Jane, Jane, it’s not that I’ve come to complain,
But love you or leave you it’s always the same,
Jane, you drive me insane…..
Indeed. A love I could not shake. I returned to Europe, by then having given up on an apartment, and having no direction whatsoever but to follow the muse of my heart, I took a Buddhist-like leap, gave up whatever possessions I had left, and slept by the mercy of kind hosts who believed enough in my art and music as to feed and shelter me as I passed through their town. I pursued performances and by the grace of something that was surely bigger than me, was never shy of a safe haven. Therein perhaps lay my most profound transition.
Having essentially given up on political resolution, I now experienced reality not through the lens of academia, nor the educational institution, nor the regular day-to-day of regular work in one place. Now I was experiencing first hand different households, couples and families, in Canada as well as in Europe. And this is where my darkness turned to light.
What struck me most in these experiences was the generosity and good will of people wherever I went. What inspired me was the commonality of some essential human love, an appreciation for art and passion. What comforted me was that love was everywhere, with all its little deformities, in several versions, with various challenges, but it was everywhere. And where the structures of society seemed doomed to collapse everywhere I went, a small but persistent hope started to glow a little brighter.
Everywhere I went I learned of local grass-roots organizations that functioned on altruism, and made up for the lack of benevolence and compassion in greater institutions. Everywhere I went I heard the art and poetry of people who believed in peace and uninhibited creative expression. By the same token, everywhere I went, people suffered similar sufferings, and it was strangely comforting. And slowly, as I kept on traveling, I began to feel better. Critical thinkers were everywhere, sharing their ideas, breaking down barriers imposed from the outside, reaching from genuine hearts to other genuine hearts. I continued to weep, but more for comfort than for misery.

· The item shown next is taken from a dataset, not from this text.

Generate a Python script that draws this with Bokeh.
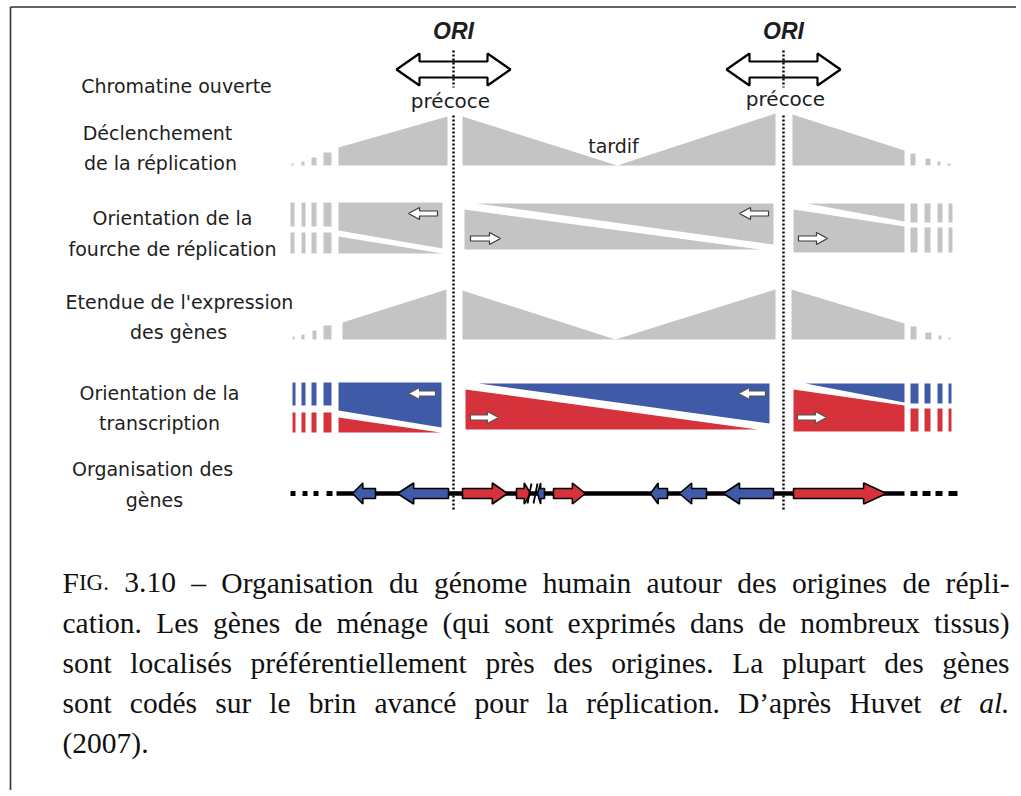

And now, in my fifth year of life as a troubadour, I am back in Jerusalem for another visit. And it’s not that I tune out the political news, but I can hold it in one hand and still see, feel and remember that here too, though you never see it in the news abroad, there are many people working at a grass-roots level toward peace. Groups of youth from both sides are brought together. Documentaries are being made to bring the legitimacy of multiple narratives to mind. Songs and poems that transcend political boundaries see publication. Jewish men get up to let an Arab lady with heavy shopping bags sit. Political and social satire breaks the tension with laughter. There is life here that is not altogether grim, or at least, there is joy still to be found within the grimness.

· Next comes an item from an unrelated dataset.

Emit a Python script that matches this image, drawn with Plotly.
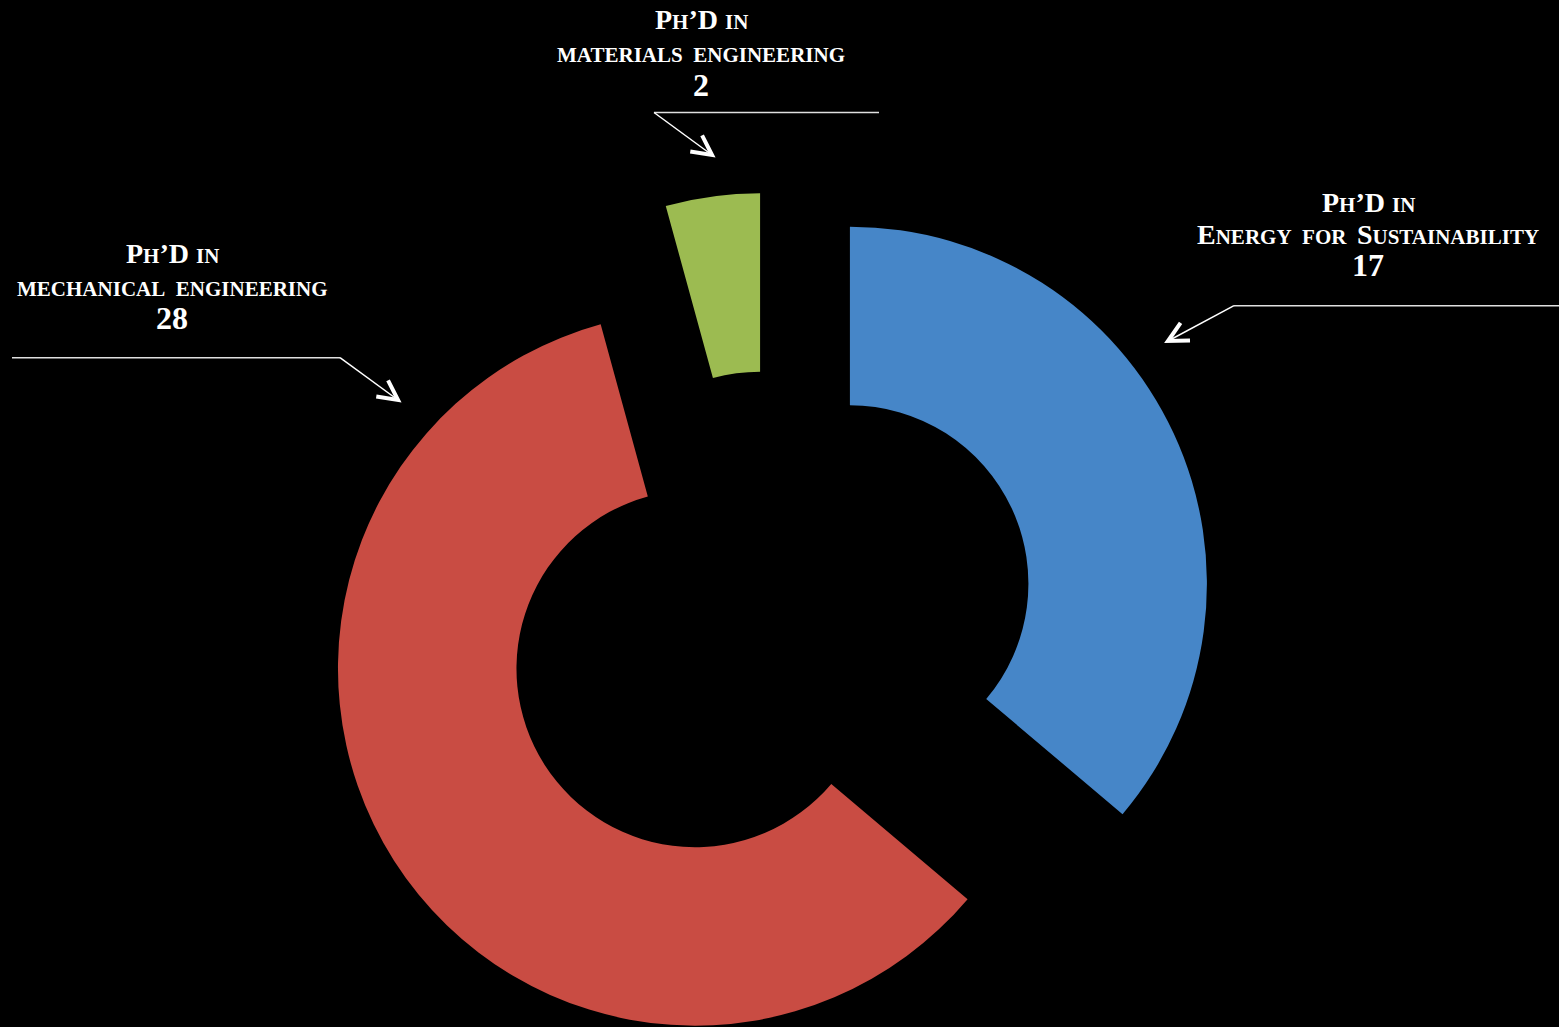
import math
import plotly.graph_objects as go

# ---------------- data ----------------
programs = ["Energy for Sustainability", "Mechanical Engineering", "Materials Engineering"]
students = [17, 28, 2]
label_words = ["Energy for Sustainability", "mechanical engineering", "materials engineering"]

# ---------------- style ----------------
slice_colors = ["#4686C8", "#C94C43", "#9CBB51"]
explode = [0.248, 0.248, 0.20]      # pull, fraction of radius
W, H = 1559, 1027
CX, CY = 769.6, 621.0               # pie centre (px)
R = 357                             # outer radius (px)
HOLE = 0.5
FONT = "Liberation Serif"
BIG, SMALL, NUM = 28, 21, 32


def X(px):
    return px / W


def Y(py):
    return 1 - py / H


fig = go.Figure()
total = sum(students)
cum = 0
for i, v in enumerate(students):
    mid = (cum + v / 2) / total * 2 * math.pi
    cum += v
    d = explode[i] * R
    cx = CX + d * math.sin(mid)
    cy = CY - d * math.cos(mid)
    cols = ["rgba(0,0,0,0)"] * len(students)
    cols[i] = slice_colors[i]
    fig.add_trace(go.Pie(
        labels=programs, values=students, hole=HOLE, sort=False,
        direction="clockwise", rotation=0,
        marker=dict(colors=cols, line=dict(width=0)),
        textinfo="none", hoverinfo="skip", showlegend=False,
        domain=dict(x=[X(cx - R), X(cx + R)], y=[Y(cy + R), Y(cy - R)]),
    ))


def smallcaps(text):
    """Render words with initial capitals large, other letters as small caps."""
    out = []
    for word in text.split(" "):
        parts = ""
        for ch in word:
            if ch.isupper():
                parts += ch
            else:
                parts += f"<span style='font-size:{SMALL}px'>{ch.upper()}</span>"
        out.append(parts)
    return f"<span style='font-size:{SMALL}px'>\u00a0\u00a0</span>".join(out)


head = f"<b>P<span style='font-size:{SMALL}px'>H</span>’D <span style='font-size:{SMALL}px'>IN</span></b>"

# label placement (px): centre x, line centres y
label_pos = [
    (1368, [202, 235, 264.5]),
    (172, [254, 288.5, 317.5]),
    (701, [20, 55, 85]),
]

annotations = []
for i in range(len(students)):
    lx, ys = label_pos[i]
    texts = [head, "<b>" + smallcaps(label_words[i]) + "</b>", f"<b>{students[i]}</b>"]
    sizes = [BIG, BIG, NUM]
    for t, yy, fs in zip(texts, ys, sizes):
        annotations.append(dict(
            x=X(lx), y=Y(yy), xref="paper", yref="paper", text=t, showarrow=False,
            xanchor="center", yanchor="middle",
            font=dict(family=FONT, size=fs, color="white"),
        ))

# leader lines: horizontal start, end, arrow tip (px)
leaders = [
    ((1559, 305.7), (1234, 305.7), (1168, 341)),
    ((12, 357.7), (340, 357.7), (398, 400)),
    ((879, 112.5), (654, 112.5), (712, 155)),
]
shapes = []
for (a, b, tip) in leaders:
    shapes.append(dict(type="line", xref="paper", yref="paper",
                       x0=X(a[0]), y0=Y(a[1]), x1=X(b[0]), y1=Y(b[1]),
                       line=dict(color="#E0E0E0", width=1.5)))
    shapes.append(dict(type="line", xref="paper", yref="paper",
                       x0=X(b[0]), y0=Y(b[1]), x1=X(tip[0]), y1=Y(tip[1]),
                       line=dict(color="white", width=1.5)))
    ang = math.atan2(b[1] - tip[1], b[0] - tip[0])
    L = 22
    pts = []
    for s in (-1, 1):
        aa = ang + s * math.radians(27)
        pts.append((tip[0] + L * math.cos(aa), tip[1] + L * math.sin(aa)))
    path = (f"M {X(pts[0][0])},{Y(pts[0][1])} L {X(tip[0])},{Y(tip[1])} "
            f"L {X(pts[1][0])},{Y(pts[1][1])}")
    shapes.append(dict(type="path", xref="paper", yref="paper", path=path,
                       line=dict(color="white", width=4)))

fig.update_layout(
    width=W, height=H,
    margin=dict(l=0, r=0, t=0, b=0),
    paper_bgcolor="black", plot_bgcolor="black",
    annotations=annotations, shapes=shapes,
    showlegend=False,
)

fig.write_html("out.html")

And the grass still smells as it always did. The olive trees still stand, twisted with poetic trunks, the birds still sing sweet songs. Jerusalem in all its humble beauty exists with and in spite of all its weight. And I can love it once again because I have fallen in love with everywhere, and so how can I exclude it - my original favourite, the place of my childhood? Good people, peace-loving people live here, and will continue to live here come what may. If I am citizen of the world, as my friends have come to call me, surely I can be at home once again here too.
Will I ever return for good? God only knows what twists and turns my journey will still take. But the grief I have felt for so long has shifted its emphasis. And for that I am entirely indebted to the good hearted souls whom I have met from near and far, who have reminded me not to reside only in fear, that people can and should belong everywhere, and that plenty of people believe that. If that is so, then why not Jerusalem?